▸ **Aim**
Search the material for the string "matplotlib", then return every line where it is found.

[Records with drawing code]
begin

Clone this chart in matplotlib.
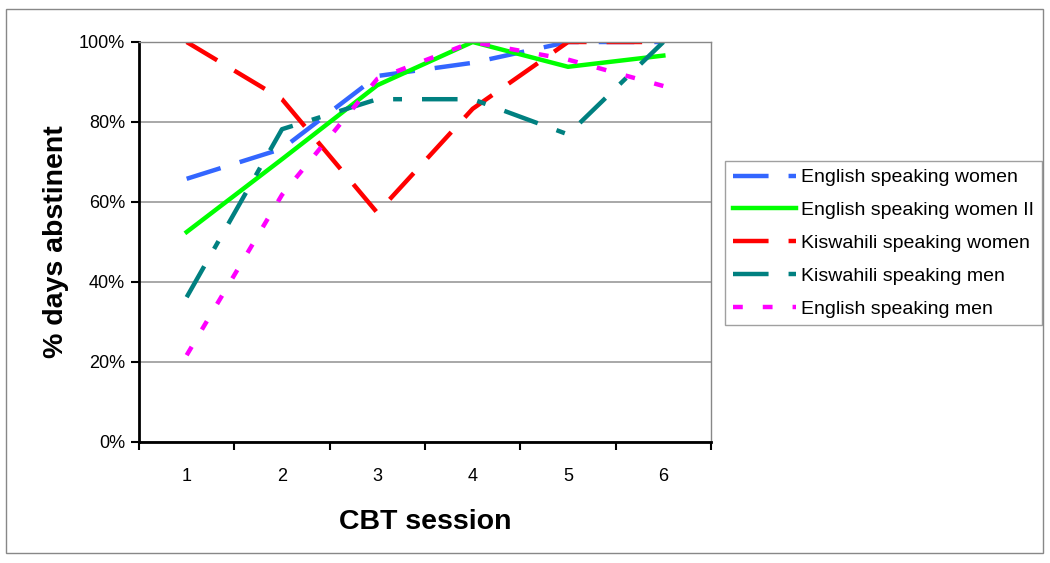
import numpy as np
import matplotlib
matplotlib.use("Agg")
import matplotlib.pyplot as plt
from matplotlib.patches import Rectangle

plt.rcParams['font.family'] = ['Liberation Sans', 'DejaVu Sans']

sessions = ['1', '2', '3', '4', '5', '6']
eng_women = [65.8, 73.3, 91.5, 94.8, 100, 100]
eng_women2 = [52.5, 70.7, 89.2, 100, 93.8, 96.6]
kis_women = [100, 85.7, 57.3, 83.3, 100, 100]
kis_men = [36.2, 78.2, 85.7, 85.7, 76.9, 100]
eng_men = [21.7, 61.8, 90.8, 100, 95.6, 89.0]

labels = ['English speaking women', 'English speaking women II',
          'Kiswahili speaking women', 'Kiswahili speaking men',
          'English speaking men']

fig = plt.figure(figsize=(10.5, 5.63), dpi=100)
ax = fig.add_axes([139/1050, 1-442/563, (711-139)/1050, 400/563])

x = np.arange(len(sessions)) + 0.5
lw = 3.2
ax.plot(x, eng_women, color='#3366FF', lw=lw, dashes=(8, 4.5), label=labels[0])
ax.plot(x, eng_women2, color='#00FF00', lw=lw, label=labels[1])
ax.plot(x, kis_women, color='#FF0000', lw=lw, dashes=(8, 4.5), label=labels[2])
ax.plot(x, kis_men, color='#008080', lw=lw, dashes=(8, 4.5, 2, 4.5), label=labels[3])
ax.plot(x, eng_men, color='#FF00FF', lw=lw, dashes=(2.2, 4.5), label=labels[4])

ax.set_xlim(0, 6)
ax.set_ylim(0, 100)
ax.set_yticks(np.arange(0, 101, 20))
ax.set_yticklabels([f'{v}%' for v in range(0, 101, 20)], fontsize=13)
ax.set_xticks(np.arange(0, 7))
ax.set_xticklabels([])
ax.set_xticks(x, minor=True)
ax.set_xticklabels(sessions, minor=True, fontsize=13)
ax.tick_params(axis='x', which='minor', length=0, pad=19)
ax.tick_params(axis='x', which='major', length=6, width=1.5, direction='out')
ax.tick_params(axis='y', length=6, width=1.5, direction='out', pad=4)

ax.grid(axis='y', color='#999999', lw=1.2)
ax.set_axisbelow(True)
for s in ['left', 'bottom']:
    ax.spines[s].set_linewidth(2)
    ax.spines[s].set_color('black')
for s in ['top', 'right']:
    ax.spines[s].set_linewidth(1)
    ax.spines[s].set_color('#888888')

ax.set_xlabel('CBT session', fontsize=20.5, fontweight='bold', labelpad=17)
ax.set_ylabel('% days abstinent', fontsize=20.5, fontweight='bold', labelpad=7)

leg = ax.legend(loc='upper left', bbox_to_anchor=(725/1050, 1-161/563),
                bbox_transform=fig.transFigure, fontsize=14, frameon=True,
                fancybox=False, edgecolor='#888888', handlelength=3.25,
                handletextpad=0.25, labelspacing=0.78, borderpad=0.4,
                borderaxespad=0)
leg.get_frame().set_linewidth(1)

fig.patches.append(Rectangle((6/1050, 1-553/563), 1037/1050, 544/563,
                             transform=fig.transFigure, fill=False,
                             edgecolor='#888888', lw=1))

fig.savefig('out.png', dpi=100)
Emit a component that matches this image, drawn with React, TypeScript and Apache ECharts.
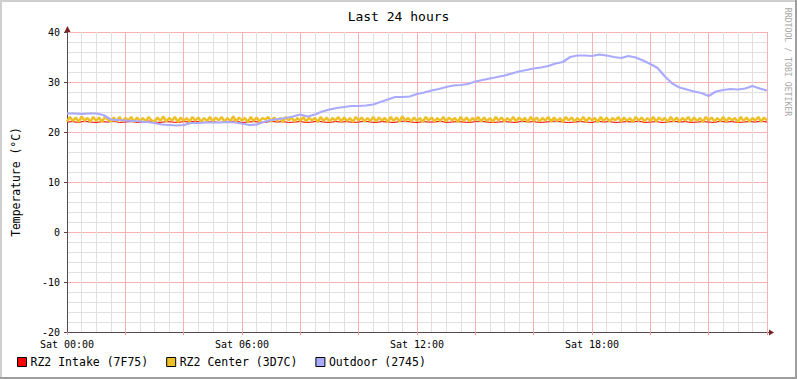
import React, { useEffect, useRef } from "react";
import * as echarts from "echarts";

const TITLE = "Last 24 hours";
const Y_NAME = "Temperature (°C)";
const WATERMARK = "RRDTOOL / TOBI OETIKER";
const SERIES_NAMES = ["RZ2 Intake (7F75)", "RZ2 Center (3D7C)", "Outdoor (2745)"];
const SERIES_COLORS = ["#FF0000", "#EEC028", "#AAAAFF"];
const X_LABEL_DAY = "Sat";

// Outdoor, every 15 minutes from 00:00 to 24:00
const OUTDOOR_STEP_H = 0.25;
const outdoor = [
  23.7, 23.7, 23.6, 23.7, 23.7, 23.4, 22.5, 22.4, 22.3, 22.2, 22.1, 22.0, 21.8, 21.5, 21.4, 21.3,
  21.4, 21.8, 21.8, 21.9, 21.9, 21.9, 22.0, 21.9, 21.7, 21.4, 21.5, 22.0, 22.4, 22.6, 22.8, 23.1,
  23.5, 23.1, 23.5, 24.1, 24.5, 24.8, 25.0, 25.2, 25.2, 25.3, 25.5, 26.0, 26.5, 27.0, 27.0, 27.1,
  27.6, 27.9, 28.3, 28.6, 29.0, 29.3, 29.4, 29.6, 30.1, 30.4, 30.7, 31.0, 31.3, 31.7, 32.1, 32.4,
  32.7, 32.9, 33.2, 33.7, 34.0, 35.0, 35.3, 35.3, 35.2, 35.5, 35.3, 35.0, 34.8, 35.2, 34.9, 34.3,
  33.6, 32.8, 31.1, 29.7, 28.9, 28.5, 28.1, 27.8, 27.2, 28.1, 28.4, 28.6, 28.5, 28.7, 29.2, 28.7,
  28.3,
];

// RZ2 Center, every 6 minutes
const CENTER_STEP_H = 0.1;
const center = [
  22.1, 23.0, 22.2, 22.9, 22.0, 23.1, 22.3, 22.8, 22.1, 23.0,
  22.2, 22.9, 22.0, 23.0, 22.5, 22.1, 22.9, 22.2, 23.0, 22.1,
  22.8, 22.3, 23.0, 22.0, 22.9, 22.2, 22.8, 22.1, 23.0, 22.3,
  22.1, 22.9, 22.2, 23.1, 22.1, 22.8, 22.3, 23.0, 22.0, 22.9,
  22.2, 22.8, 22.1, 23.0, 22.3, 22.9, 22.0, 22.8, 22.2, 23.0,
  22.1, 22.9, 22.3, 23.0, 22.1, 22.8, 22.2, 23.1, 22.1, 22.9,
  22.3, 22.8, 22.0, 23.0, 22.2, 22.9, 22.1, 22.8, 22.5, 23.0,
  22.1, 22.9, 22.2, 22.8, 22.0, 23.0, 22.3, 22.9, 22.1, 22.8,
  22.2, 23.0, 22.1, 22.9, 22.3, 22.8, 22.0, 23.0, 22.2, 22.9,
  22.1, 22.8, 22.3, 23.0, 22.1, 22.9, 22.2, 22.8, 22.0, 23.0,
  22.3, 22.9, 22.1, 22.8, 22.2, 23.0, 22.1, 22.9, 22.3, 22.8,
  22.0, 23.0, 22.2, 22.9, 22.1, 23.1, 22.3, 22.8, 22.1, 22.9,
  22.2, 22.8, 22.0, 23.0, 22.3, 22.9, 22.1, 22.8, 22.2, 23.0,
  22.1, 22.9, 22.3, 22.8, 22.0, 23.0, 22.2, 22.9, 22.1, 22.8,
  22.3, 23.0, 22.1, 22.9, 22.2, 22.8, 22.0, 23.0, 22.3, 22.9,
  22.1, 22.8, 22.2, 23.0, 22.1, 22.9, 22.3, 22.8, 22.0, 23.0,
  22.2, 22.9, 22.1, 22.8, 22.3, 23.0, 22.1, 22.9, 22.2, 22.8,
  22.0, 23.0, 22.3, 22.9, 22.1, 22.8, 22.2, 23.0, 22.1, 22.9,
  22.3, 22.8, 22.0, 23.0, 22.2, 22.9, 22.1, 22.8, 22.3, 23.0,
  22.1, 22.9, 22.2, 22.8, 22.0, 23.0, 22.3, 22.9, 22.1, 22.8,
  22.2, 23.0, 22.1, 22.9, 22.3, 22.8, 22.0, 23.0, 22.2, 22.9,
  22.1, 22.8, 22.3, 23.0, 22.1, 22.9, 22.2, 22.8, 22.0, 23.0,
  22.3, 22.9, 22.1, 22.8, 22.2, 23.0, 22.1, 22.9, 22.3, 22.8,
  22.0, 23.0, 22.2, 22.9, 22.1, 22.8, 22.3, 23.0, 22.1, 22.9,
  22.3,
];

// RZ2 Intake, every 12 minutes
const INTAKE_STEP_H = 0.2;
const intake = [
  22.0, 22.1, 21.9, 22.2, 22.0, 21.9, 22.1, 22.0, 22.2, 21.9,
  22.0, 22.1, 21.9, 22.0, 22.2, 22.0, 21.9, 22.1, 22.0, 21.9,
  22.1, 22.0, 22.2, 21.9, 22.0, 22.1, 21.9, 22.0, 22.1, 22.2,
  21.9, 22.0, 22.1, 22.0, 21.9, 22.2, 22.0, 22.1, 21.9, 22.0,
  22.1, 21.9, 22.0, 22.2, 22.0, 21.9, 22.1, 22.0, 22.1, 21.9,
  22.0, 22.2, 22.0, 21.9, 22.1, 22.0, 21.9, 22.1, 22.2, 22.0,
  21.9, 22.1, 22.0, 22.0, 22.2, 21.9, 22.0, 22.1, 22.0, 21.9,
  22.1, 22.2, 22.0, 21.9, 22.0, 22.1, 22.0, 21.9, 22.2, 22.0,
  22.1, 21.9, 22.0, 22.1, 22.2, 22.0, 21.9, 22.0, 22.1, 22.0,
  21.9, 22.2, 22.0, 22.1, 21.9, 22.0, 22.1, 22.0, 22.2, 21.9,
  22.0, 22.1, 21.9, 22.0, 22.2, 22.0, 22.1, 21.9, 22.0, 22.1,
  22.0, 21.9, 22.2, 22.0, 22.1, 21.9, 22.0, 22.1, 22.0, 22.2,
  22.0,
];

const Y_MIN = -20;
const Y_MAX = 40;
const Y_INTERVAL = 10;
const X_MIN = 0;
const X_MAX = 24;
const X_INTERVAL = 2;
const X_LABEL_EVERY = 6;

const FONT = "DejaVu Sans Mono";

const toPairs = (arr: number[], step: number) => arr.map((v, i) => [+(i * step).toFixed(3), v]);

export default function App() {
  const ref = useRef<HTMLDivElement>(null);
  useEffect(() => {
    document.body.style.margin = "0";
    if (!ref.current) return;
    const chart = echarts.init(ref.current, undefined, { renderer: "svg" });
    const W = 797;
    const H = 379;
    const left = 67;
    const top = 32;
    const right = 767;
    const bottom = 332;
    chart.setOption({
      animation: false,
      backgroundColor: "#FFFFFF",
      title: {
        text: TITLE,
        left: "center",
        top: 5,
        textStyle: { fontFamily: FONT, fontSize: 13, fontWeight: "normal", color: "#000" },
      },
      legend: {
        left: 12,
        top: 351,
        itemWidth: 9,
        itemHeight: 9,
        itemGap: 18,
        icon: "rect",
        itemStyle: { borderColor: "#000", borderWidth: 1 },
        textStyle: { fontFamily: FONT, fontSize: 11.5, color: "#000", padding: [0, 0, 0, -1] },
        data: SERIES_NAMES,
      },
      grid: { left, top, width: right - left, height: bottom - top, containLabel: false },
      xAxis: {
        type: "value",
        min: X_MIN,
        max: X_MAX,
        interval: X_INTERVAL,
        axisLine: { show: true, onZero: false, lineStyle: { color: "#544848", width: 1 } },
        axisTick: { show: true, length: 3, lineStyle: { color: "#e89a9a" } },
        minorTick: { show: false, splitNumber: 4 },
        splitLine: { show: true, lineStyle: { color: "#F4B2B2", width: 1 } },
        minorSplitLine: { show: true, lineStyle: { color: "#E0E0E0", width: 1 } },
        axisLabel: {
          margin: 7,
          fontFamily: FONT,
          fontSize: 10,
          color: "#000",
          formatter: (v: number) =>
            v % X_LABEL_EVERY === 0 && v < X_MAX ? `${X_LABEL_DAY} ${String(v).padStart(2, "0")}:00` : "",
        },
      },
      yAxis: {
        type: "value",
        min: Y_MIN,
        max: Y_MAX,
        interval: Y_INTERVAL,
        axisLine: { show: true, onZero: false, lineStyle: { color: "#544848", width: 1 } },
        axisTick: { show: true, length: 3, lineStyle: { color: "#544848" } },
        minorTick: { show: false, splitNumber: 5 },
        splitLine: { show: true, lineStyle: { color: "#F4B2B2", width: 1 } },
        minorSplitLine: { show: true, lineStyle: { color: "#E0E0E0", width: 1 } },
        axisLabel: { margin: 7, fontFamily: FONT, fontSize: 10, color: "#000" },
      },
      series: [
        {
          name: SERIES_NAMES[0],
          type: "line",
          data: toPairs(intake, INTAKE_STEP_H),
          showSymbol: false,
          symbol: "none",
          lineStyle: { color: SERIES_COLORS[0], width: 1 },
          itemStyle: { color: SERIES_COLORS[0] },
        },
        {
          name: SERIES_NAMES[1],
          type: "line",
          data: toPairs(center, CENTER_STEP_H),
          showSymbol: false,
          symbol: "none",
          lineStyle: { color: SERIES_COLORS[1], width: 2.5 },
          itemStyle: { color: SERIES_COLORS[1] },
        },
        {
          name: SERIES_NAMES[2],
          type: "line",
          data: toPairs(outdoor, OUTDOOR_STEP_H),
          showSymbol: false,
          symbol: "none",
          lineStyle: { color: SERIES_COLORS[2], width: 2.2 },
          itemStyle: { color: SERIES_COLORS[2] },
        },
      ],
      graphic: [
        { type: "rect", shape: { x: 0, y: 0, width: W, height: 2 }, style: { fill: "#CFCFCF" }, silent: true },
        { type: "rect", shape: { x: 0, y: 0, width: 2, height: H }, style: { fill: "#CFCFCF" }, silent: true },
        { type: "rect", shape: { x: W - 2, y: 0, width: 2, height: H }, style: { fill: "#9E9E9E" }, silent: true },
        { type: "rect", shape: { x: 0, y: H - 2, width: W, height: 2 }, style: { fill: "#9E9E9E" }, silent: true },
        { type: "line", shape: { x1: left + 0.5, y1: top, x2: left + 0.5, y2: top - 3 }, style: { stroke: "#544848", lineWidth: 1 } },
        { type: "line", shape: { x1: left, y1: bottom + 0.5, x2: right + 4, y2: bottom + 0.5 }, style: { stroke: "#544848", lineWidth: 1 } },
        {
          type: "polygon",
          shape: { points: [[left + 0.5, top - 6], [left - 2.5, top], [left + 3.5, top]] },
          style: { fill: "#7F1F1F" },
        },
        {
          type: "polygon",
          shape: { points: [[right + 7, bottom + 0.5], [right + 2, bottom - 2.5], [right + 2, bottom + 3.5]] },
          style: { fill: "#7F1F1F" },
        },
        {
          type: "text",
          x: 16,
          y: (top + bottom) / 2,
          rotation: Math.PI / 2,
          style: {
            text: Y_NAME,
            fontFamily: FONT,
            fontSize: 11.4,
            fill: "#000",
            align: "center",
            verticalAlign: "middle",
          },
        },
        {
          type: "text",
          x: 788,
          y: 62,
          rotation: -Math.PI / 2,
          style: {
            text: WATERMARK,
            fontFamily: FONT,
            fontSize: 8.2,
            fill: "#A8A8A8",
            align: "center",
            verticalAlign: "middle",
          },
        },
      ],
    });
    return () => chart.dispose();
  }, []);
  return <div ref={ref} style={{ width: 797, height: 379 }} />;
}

end

▸ **Expected answer**
Clone this chart in matplotlib.
import matplotlib
matplotlib.use("Agg")
import matplotlib.pyplot as plt
from matplotlib.patches import Rectangle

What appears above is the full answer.